Fentanyl overdose a serious problem
Fentanyl, both legally and illegally manufactured, is the most common cause of opioid overdose, as well as the main reason officers in Marion County now carry a nasal spray to reverse an overdose.
“Opioids are a huge epidemic,” said Hillsboro police chief Dan Kinning. “It’s a major problem all across the United States.”
According to the Centers for Disease Control, fentanyl is a synthetic opioid pain reliever approved for treating severe pain. It is 50 to 100 times more potent than morphine.
Northeast, Midwest, and South Central states saw significant increases in drug overdose deaths from 2015 to 2016, with illegally-made fentanyl responsible for the majority of opioid overdoses and deaths, CDC said.
Naloxone, sold under the brand name Narcan, is designed to rapidly reverse opioid overdose.

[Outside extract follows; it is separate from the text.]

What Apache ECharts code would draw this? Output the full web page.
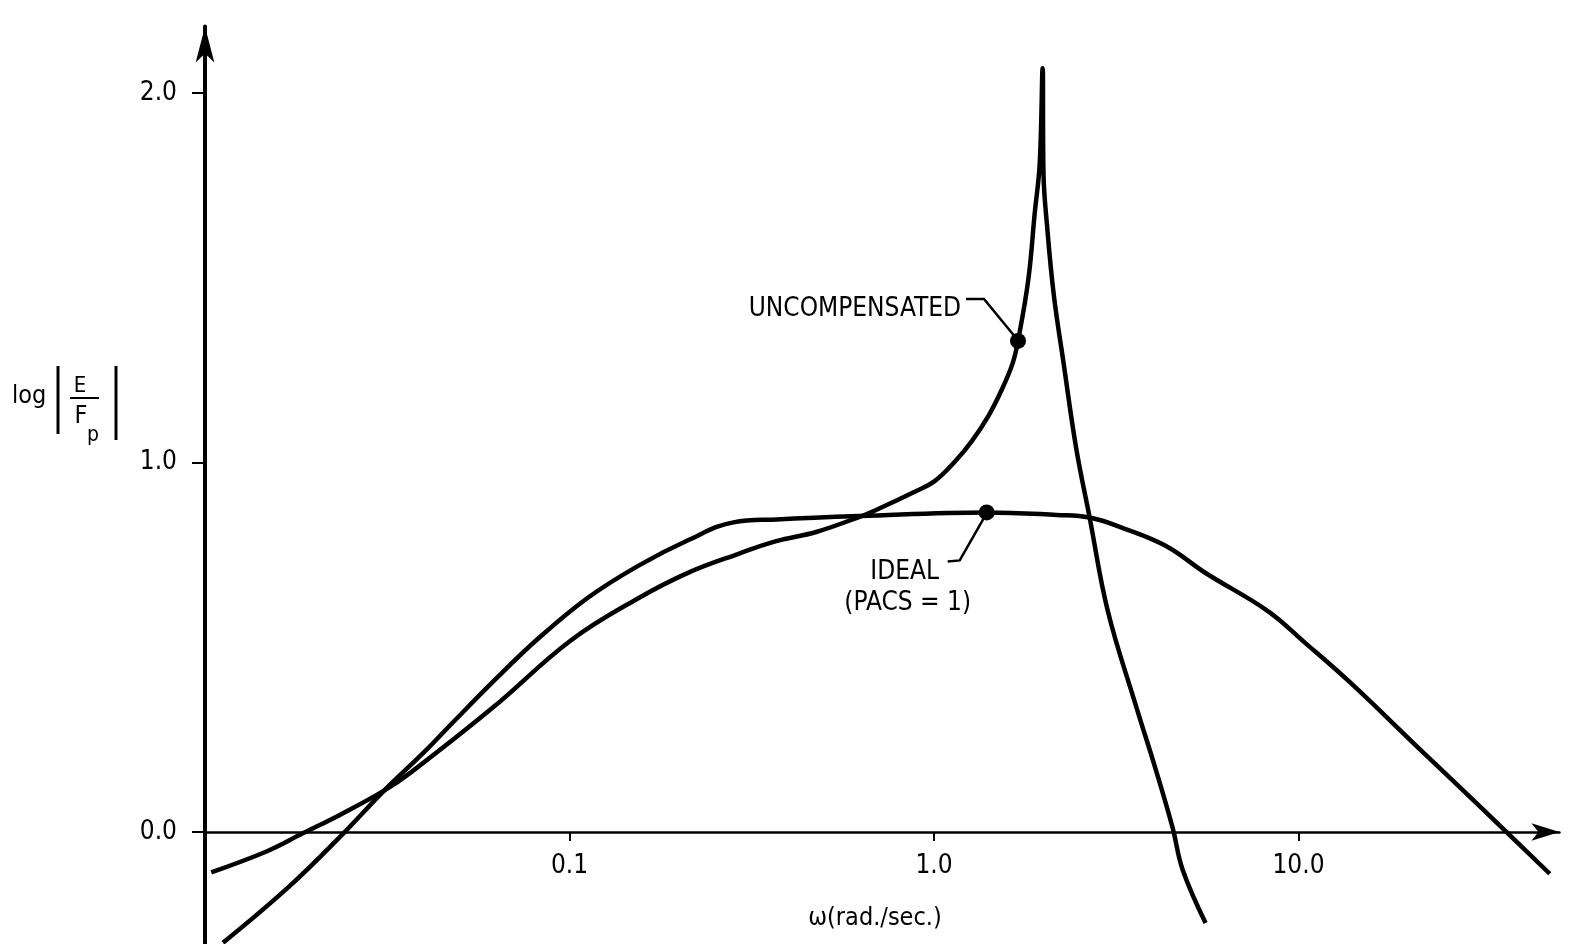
<!DOCTYPE html>
<html><head><meta charset="utf-8">
<script src="https://cdn.jsdelivr.net/npm/echarts@6/dist/echarts.min.js"></script>
<style>html,body{margin:0;padding:0;background:#fff}#c{width:1572px;height:944px}</style>
</head><body><div id="c"></div>
<script>
// ---- data ----
const xTickValues = [0.1, 1, 10];
const xTickLabels = ['0.1', '1.0', '10.0'];
const yTickValues = [0, 1, 2];
const yTickLabels = ['0.0', '1.0', '2.0'];

const uncompW = [0.0104, 0.0148, 0.0186, 0.0235, 0.031, 0.0368, 0.0615, 0.101, 0.154, 0.212, 0.291, 0.369, 0.475, 0.625, 0.710, 0.882, 1.002, 1.140, 1.264, 1.412, 1.539, 1.644, 1.70, 1.815, 1.889, 1.95, 1.986, 1.997, 2.047, 2.134, 2.269, 2.453, 2.673, 2.998, 3.58, 4.03, 4.51, 4.81, 5.56];
const uncompLog = [-0.109, -0.052, -0.003, 0.047, 0.112, 0.162, 0.336, 0.519, 0.632, 0.702, 0.753, 0.787, 0.812, 0.853, 0.876, 0.920, 0.949, 1.002, 1.055, 1.127, 1.200, 1.269, 1.329, 1.496, 1.674, 1.809, 2.067, 1.782, 1.630, 1.449, 1.267, 1.041, 0.851, 0.598, 0.342, 0.179, 0.013, -0.102, -0.246];

const idealW = [0.0112, 0.0170, 0.0239, 0.031, 0.0401, 0.0477, 0.0629, 0.0815, 0.1123, 0.1547, 0.2128, 0.2817, 0.370, 0.625, 1.395, 2.17, 2.673, 3.31, 4.33, 5.56, 8.24, 10.37, 13.88, 20.9, 31.7, 36.5, 48.9];
const idealLog = [-0.30, -0.148, -0.005, 0.112, 0.218, 0.295, 0.415, 0.521, 0.634, 0.721, 0.791, 0.838, 0.846, 0.855, 0.865, 0.858, 0.851, 0.822, 0.774, 0.701, 0.598, 0.514, 0.404, 0.236, 0.066, 0.008, -0.113];

const markerW = [1.70, 1.395];
const markerLog = [1.329, 0.865];
const uncompLabel = 'UNCOMPENSATED';
const idealLabel1 = 'IDEAL';
const idealLabel2 = '(PACS = 1)';
const xName = 'ω(rad./sec.)';

// ---- layout ----
const X_MIN = 0.01, X_MAX = 52, Y_MIN = -0.3, Y_MAX = 2.18;
const LEFT = 205, ZERO_Y = 832, DECADE = 364.5, UNIT = 369.5;
const gridWidth = DECADE * (Math.log10(X_MAX) - Math.log10(X_MIN));
const gridTop = ZERO_Y - Y_MAX * UNIT;
const gridHeight = (Y_MAX - Y_MIN) * UNIT;
const xAxisOffset = Y_MIN * UNIT; // negative: lift the bottom axis up to the zero line

const tickFont = '"DejaVu Sans Condensed", "DejaVu Sans", sans-serif';
const noteFont = '"DejaVu Sans Condensed", "DejaVu Sans", sans-serif';

const pairs = (xs, ys) => xs.map((x, i) => [x, ys[i]]);

const chart = echarts.init(document.getElementById('c'), null, {renderer: 'canvas'});
const option = {
  animation: false,
  backgroundColor: '#fff',
  grid: {left: LEFT, top: gridTop, width: gridWidth, height: gridHeight, containLabel: false, outerBoundsMode: 'none'},
  xAxis: {
    type: 'log', logBase: 10, min: X_MIN, max: X_MAX, position: 'bottom', offset: xAxisOffset,
    axisLine: {show: true, onZero: false, symbol: ['none', 'arrow'], symbolSize: [13, 28],
      lineStyle: {color: '#000', width: 2.5}},
    axisTick: {show: true, length: 9, customValues: xTickValues, lineStyle: {color: '#000', width: 2}},
    axisLabel: {show: true, customValues: xTickValues, margin: 21, color: '#000',
      fontFamily: tickFont, fontSize: 26, hideOverlap: false,
      formatter: v => { const i = xTickValues.findIndex(t => Math.abs(t - v) < 1e-9); return i >= 0 ? xTickLabels[i] : ''; }},
    splitLine: {show: false}, minorTick: {show: false}
  },
  yAxis: {
    type: 'value', min: Y_MIN, max: Y_MAX,
    axisLine: {show: true, symbol: ['none', 'arrow'], symbolSize: [14, 36],
      lineStyle: {color: '#000', width: 4}},
    axisTick: {show: true, length: 13, customValues: yTickValues, lineStyle: {color: '#000', width: 2}},
    axisLabel: {show: true, customValues: yTickValues, margin: 28, color: '#000',
      fontFamily: tickFont, fontSize: 26,
      formatter: v => { const i = yTickValues.findIndex(t => Math.abs(t - v) < 1e-9); return i >= 0 ? yTickLabels[i] : ''; }},
    splitLine: {show: false}
  },
  series: [
    {name: 'IDEAL', type: 'line', data: pairs(idealW, idealLog), smooth: 0.4, showSymbol: false,
      lineStyle: {color: '#000', width: 4.5, join: 'round'}, z: 3},
    {name: 'UNCOMPENSATED', type: 'line', data: pairs(uncompW, uncompLog), smooth: 0.4, showSymbol: false,
      lineStyle: {color: '#000', width: 4.5, join: 'round'}, z: 3},
    {name: 'markers', type: 'scatter', data: pairs(markerW, markerLog), symbolSize: 16,
      itemStyle: {color: '#000', opacity: 1}, z: 4}
  ]
};
chart.setOption(option);

const pU = chart.convertToPixel({gridIndex: 0}, [markerW[0], markerLog[0]]);
const pI = chart.convertToPixel({gridIndex: 0}, [markerW[1], markerLog[1]]);
const line = (pts, w) => ({type: 'polyline', shape: {points: pts}, style: {stroke: '#000', lineWidth: w, fill: null}, silent: true});
const txt = (t, x, y, font, align) => ({type: 'text', x: x, y: y, style: {text: t, font: font, fill: '#000', align: align || 'left', verticalAlign: 'middle'}, silent: true});

chart.setOption({
  graphic: [
    // UNCOMPENSATED leader + label
    line([[pU[0] - 2, pU[1] - 3], [pU[0] - 34, pU[1] - 42], [pU[0] - 52, pU[1] - 42]], 2.5),
    txt(uncompLabel, pU[0] - 57, pU[1] - 32, '26px ' + noteFont, 'right'),
    // IDEAL leader + label
    line([[pI[0] - 3, pI[1] + 6], [pI[0] - 27, pI[1] + 48], [pI[0] - 39, pI[1] + 49]], 2.5),
    txt(idealLabel1, pI[0] - 82, pI[1] + 60, '26px ' + noteFont, 'center'),
    txt(idealLabel2, pI[0] - 79, pI[1] + 91, '26px ' + noteFont, 'center'),
    // x-axis name
    txt(xName, 875, 918, '25px ' + tickFont, 'center'),
    // y-axis name: log |E / Fp|
    txt('log', 12, 396, '25px ' + tickFont, 'left'),
    line([[58, 366], [58, 434]], 3),
    txt('E', 80, 386, '22px ' + tickFont, 'center'),
    line([[70, 398], [99, 398]], 2),
    txt('F', 81, 416, '25px ' + tickFont, 'center'),
    txt('p', 93, 436, '21px ' + tickFont, 'center'),
    line([[116, 366], [116, 440]], 3)
  ]
});
</script>
</body></html>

According to the National Institute on Drug Abuse, naloxone binds to opioid receptors and can both reverse and block the effects of opioids, restoring normal breathing to someone whose breathing has slowed or stopped because of overdose.
People given naloxone should be constantly observed until emergency care arrives and then at least two hours by medical personnel.
Naloxone is considered safe because it only has a noticeable effect on people with opioids in their system. Although naloxone can cause withdrawal symptoms, opioid overdose is extremely life-threatening.